The Rent Seekers not only leech off society but they have attached themselves to both major parties. The public sector unions are the backbone of Democratic Party fundraising and operational logistics. Wall Street is a font of cash for the Republicans. Admittedly, Wall Streeters sometimes align with the Democrats when the prospects for loot seem brighter. Wall Streeters are as pragmatic as they are parasitic.

The Rent Seekers blind the major parties to their own better angels. Democrats really do have a strong case for the importance of educational outcomes and investment in critical infrastructure. Republicans really do have a case for the tonic effect of lower taxes and sound money. Democrats could work with a Republican like Dwight Eisenhower who invested public funds in highways and technology. Republicans could work with a Democrat like Jack Kennedy who cut taxes and confronted Communism. This kind of bipartisanship could be revived but for the cancerous role of the Rent Seekers.
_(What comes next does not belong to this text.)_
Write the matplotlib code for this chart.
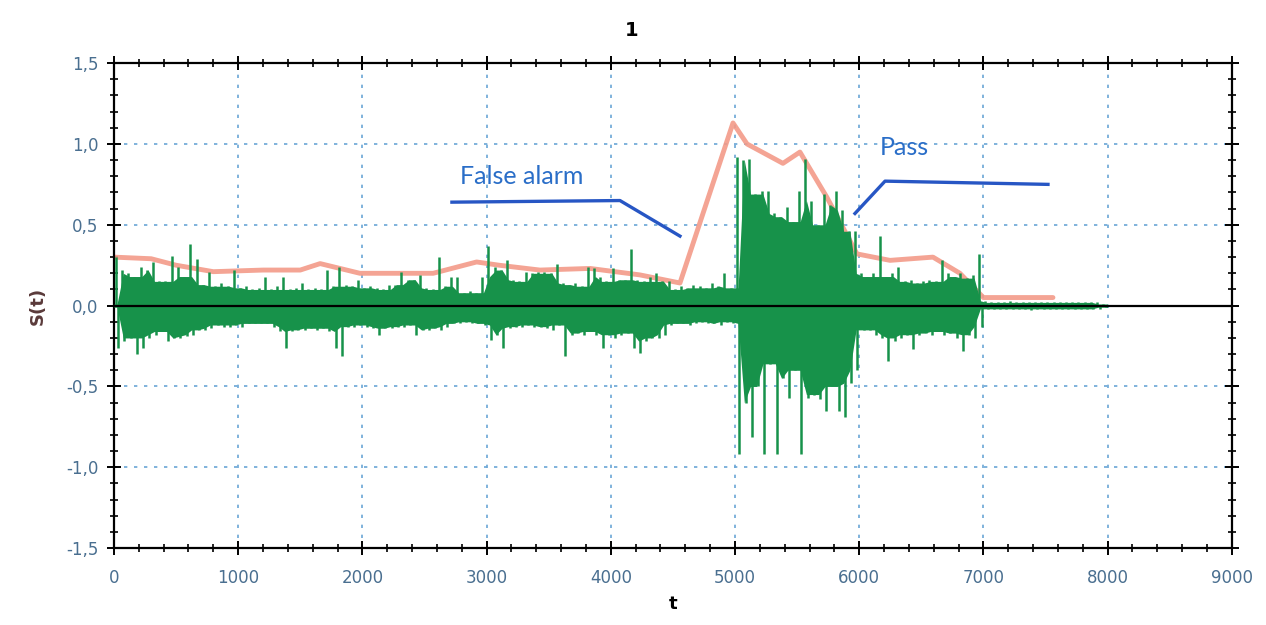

[See a collection of political cartoons on the Democratic Party.]

To invest in education we need efficiencies that are blocked by teachers' unions who siphon off the kids' cash for their own inflated pensions, free lifetime medical insurance, and double dipping—collecting from multiple school districts after a phony "retirement" from one. To invest in infrastructure we need the kind of banks that financed the Alaska pipeline and not Jamie Dimon-style casinos engaged in "heads-I-win, tails-you-lose" bets on structured credit derivatives. The inflated pensions are great for teachers and the casino gambling is great for bankers, but they are both poison for society.

What the Rent Seekers have in common is greater than what sets them apart. This is why they are a united party despite their different affiliations. Both public sector unions and Wall Street banks thrive on government subsidies and lack of competition. A nationwide system of school vouchers would improve educational outcomes and break the teachers' union monopoly, but this is unthinkable for Democrats. Breaking up the too-big-to-fail banks and a strong Volcker Rule would increase competition in banking and force banks to find productive uses for funds, but this is unthinkable for Republicans. As each major party protects its Rent Seekers within, they destroy themselves just as the Rent Seekers destroy society.

[See a collection of political cartoons on Occupy Wall Street.]

In this world of entrenched parasites, concerned politicians like Mayor Rahm Emanuel and Rep. Ron Paul have a lot in common. Rahm Emanuel is an honest liberal who is now confronting the power of government unions in his position as mayor of Chicago. Ron Paul is an honest conservative who has continually confronted the power of big banks. They are a distinct minority within their parties and we wish them well. We need more politicians who understand that the interests of their constituents are being crowded out by the demands of the Rent Seekers.

Instead of Bowles-Simpson, what we really need is an old-fashioned sit-down of Rahm and Ron once they have purged the parasites in their parties. Now there's a meeting I'd like to attend.

Corrected on : Corrected on 12/18/2012: A previous version of this blog misspelled Rahm Emanuel’s name.